##### Stored records

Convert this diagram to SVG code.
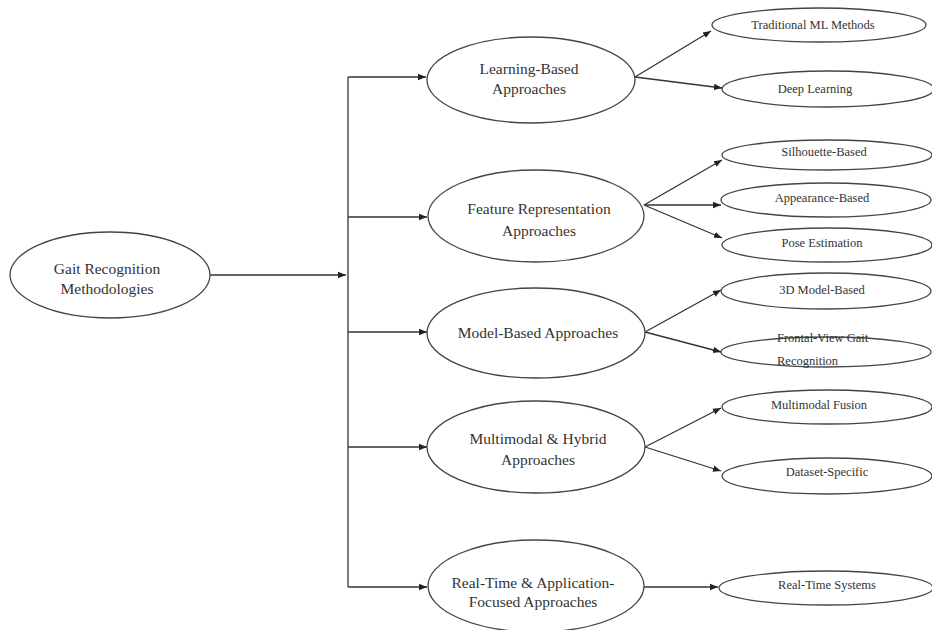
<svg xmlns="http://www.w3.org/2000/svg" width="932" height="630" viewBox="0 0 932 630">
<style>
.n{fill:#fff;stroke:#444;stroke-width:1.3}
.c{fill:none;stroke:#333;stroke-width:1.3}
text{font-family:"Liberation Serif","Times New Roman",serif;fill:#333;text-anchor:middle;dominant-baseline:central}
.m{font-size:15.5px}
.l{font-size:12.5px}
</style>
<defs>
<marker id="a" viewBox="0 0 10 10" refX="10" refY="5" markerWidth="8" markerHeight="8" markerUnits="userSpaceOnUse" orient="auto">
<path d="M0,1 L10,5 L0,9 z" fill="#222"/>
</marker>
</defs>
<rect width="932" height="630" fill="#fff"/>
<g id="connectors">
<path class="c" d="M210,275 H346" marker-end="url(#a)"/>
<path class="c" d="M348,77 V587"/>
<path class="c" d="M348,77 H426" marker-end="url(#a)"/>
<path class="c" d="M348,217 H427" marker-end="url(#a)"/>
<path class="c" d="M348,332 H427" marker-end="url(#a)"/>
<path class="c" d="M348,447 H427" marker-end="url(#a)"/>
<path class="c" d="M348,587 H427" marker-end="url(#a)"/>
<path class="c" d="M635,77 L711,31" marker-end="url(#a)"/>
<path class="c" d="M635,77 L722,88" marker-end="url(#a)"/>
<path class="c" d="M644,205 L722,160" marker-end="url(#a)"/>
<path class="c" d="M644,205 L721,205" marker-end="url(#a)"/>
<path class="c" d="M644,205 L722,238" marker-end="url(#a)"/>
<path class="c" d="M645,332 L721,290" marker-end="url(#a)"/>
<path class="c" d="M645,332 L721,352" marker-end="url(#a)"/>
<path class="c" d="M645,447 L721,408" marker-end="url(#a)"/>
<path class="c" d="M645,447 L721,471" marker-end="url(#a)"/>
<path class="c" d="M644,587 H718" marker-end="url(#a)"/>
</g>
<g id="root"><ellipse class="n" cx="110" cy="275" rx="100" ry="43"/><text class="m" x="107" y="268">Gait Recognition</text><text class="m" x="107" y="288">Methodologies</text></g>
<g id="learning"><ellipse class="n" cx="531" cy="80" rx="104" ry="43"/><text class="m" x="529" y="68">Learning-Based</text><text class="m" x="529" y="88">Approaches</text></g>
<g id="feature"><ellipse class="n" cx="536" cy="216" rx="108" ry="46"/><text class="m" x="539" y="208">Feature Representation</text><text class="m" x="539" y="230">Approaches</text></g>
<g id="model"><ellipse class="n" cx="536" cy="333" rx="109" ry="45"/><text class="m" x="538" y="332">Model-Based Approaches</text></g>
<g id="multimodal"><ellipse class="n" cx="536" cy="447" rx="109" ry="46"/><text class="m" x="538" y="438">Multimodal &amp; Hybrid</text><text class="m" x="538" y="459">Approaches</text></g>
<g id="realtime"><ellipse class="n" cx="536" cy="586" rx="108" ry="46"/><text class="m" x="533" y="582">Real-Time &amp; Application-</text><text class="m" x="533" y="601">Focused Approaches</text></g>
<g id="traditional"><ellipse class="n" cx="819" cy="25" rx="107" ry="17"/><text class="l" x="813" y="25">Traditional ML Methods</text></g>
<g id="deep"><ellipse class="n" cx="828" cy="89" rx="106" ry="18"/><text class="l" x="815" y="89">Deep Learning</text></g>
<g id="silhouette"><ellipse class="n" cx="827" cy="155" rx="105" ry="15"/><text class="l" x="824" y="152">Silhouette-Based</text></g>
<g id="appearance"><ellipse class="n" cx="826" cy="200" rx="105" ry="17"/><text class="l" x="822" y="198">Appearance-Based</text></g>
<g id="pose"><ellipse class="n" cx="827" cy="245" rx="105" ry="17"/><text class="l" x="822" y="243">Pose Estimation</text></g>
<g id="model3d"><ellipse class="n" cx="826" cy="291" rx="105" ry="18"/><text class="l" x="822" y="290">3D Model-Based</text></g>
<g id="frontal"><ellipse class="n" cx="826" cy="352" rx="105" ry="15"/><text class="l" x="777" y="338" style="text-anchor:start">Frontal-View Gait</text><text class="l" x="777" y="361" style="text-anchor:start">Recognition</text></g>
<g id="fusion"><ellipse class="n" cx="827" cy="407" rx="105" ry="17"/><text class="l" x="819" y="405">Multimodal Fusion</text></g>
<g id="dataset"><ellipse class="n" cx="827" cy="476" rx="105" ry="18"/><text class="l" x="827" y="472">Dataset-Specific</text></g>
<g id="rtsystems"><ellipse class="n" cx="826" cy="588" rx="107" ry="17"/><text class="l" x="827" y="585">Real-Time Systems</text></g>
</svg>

##########
##### Stored records

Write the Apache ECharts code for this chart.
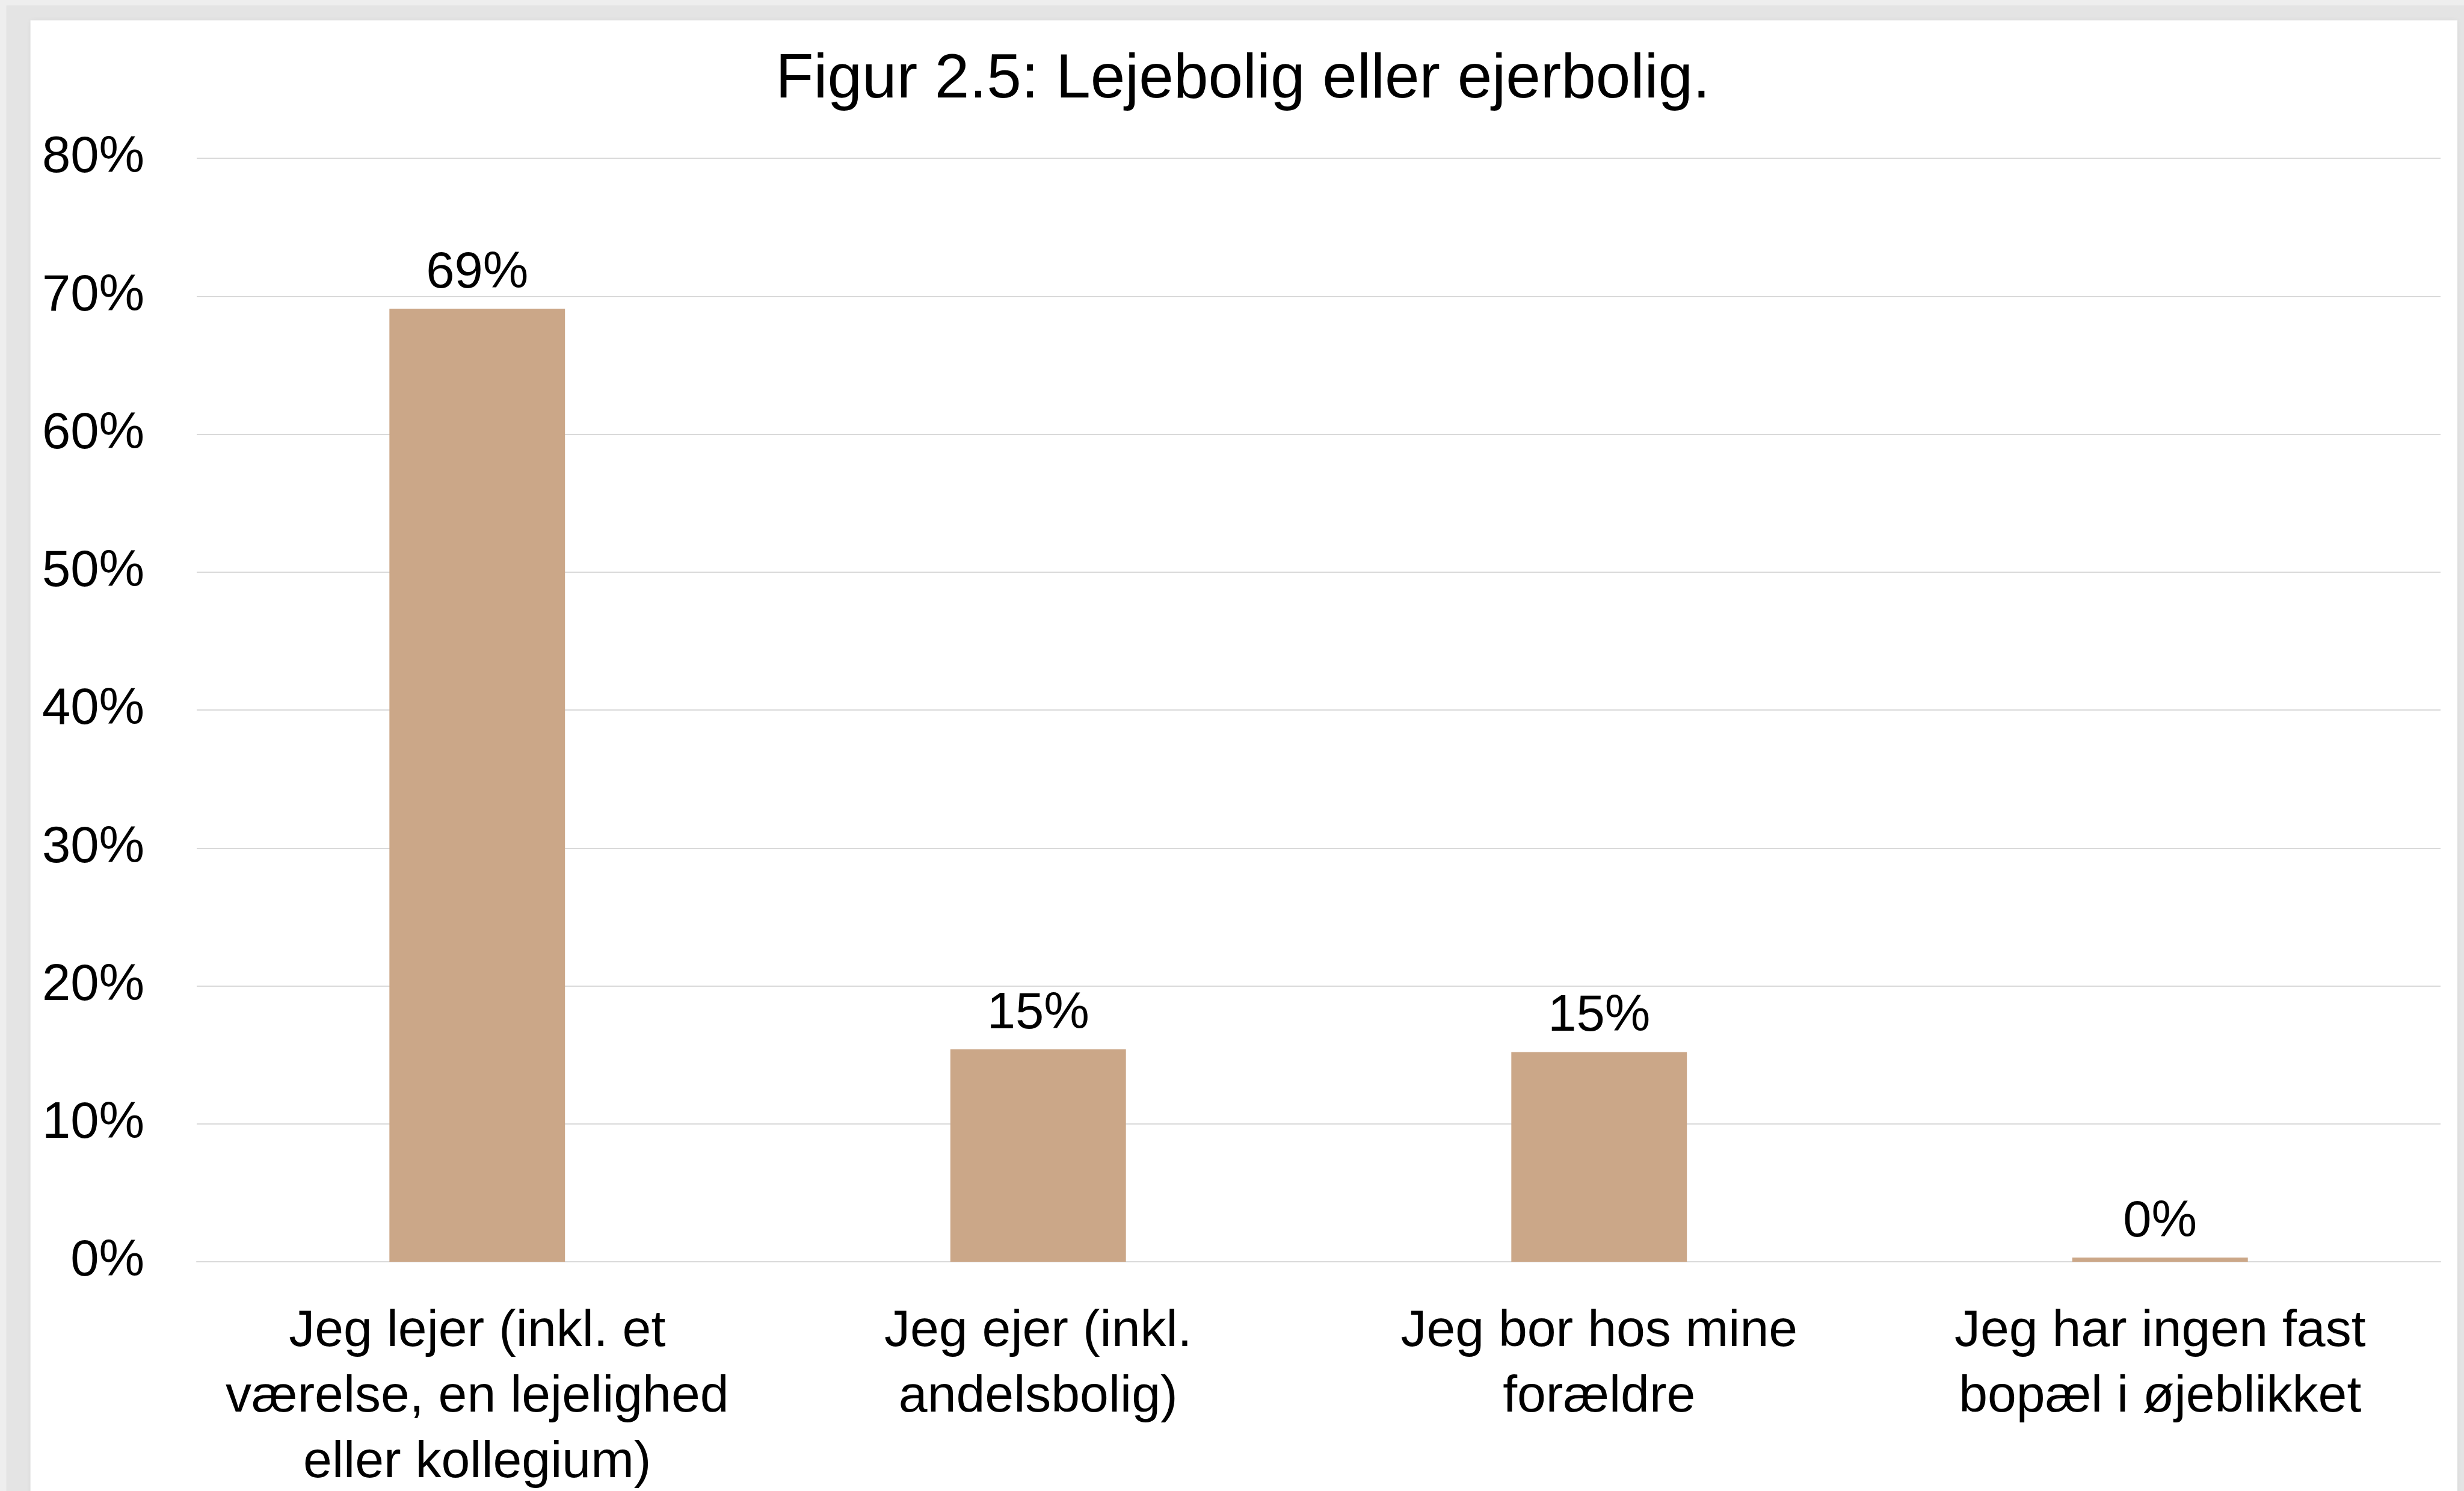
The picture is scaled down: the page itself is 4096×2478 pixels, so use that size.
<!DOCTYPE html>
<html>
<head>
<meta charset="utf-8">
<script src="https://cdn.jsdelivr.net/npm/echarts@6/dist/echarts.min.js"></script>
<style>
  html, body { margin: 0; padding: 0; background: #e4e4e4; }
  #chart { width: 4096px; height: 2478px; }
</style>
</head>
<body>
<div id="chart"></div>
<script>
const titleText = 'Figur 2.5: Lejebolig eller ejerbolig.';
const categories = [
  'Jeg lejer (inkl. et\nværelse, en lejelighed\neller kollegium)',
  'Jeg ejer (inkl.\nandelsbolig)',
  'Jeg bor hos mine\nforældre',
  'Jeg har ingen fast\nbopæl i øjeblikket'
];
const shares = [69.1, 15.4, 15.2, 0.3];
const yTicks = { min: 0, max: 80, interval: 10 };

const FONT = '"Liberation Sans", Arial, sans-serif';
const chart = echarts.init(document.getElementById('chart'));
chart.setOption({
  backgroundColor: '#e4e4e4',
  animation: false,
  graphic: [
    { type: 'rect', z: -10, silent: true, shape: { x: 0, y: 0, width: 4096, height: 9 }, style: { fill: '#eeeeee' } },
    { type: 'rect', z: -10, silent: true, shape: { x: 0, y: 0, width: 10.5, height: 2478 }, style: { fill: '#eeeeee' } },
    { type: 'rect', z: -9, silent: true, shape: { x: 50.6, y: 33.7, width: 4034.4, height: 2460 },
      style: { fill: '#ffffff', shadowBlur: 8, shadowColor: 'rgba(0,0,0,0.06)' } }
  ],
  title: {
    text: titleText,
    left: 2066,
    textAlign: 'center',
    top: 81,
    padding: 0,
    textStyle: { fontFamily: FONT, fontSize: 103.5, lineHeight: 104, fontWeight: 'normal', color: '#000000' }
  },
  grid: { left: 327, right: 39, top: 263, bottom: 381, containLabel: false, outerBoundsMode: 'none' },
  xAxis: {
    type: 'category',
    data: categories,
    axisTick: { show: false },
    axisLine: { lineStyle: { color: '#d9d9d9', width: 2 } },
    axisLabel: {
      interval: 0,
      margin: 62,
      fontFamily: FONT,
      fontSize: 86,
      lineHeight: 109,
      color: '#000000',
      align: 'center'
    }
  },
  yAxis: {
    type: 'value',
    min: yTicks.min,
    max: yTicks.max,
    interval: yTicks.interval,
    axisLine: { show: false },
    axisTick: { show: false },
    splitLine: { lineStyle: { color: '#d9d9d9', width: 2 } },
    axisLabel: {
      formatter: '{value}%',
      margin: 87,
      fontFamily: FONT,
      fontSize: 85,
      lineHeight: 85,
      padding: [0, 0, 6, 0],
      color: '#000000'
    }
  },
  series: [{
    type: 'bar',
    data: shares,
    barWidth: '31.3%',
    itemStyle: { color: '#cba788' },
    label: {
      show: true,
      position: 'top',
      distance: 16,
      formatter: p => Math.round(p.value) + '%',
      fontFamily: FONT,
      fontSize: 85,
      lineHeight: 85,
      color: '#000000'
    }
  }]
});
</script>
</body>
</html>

##########
##### Stored records

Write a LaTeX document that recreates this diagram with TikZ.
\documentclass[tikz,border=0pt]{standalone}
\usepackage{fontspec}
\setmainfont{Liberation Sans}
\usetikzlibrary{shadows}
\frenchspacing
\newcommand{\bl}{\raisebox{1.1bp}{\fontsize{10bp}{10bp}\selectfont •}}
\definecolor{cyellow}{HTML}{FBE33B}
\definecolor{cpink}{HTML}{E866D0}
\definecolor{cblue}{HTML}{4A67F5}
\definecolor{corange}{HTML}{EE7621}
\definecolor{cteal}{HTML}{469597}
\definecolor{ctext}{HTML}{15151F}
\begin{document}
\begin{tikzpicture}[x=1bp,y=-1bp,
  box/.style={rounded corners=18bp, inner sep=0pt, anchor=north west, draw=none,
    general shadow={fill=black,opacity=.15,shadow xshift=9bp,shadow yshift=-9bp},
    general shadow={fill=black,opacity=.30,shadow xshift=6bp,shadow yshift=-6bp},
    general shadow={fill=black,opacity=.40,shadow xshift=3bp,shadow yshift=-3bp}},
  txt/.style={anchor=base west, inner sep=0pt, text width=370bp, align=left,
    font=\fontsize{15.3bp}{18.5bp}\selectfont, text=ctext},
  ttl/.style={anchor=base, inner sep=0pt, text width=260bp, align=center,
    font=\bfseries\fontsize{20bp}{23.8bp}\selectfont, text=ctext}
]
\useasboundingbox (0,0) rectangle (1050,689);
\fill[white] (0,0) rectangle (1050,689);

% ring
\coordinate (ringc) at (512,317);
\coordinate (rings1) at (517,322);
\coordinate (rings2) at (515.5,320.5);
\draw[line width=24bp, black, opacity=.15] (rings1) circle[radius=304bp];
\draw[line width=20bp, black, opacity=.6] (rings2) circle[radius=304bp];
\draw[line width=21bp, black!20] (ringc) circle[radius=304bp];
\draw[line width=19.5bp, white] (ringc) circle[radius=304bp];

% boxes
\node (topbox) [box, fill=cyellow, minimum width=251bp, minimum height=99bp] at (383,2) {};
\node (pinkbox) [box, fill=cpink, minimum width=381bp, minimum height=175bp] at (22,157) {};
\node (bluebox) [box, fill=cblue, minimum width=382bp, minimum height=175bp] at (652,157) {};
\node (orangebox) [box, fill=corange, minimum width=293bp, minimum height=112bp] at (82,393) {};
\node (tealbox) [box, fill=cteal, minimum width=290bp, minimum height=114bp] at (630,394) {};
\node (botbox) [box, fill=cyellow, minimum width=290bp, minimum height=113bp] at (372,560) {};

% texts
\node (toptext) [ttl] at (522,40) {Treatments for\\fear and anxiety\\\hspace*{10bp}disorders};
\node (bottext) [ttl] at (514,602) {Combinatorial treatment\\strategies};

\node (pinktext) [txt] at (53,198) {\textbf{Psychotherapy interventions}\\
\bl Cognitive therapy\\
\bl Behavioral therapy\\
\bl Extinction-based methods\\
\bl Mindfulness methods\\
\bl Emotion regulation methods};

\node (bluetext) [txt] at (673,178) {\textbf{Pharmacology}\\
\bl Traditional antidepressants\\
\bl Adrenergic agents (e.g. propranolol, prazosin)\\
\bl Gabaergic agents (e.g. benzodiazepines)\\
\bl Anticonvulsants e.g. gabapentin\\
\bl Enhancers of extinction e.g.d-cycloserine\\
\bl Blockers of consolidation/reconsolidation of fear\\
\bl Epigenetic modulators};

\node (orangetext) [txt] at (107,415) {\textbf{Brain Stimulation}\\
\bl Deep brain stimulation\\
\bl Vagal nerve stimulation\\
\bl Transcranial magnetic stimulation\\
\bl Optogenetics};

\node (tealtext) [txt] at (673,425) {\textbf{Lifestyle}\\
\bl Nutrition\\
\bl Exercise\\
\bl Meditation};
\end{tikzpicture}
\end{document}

##########

→ Written task
Identify the lines in the entries above that contain "diagram", then copy them out.

→ Solved problem
Convert this diagram to SVG code.
Write a LaTeX document that recreates this diagram with TikZ.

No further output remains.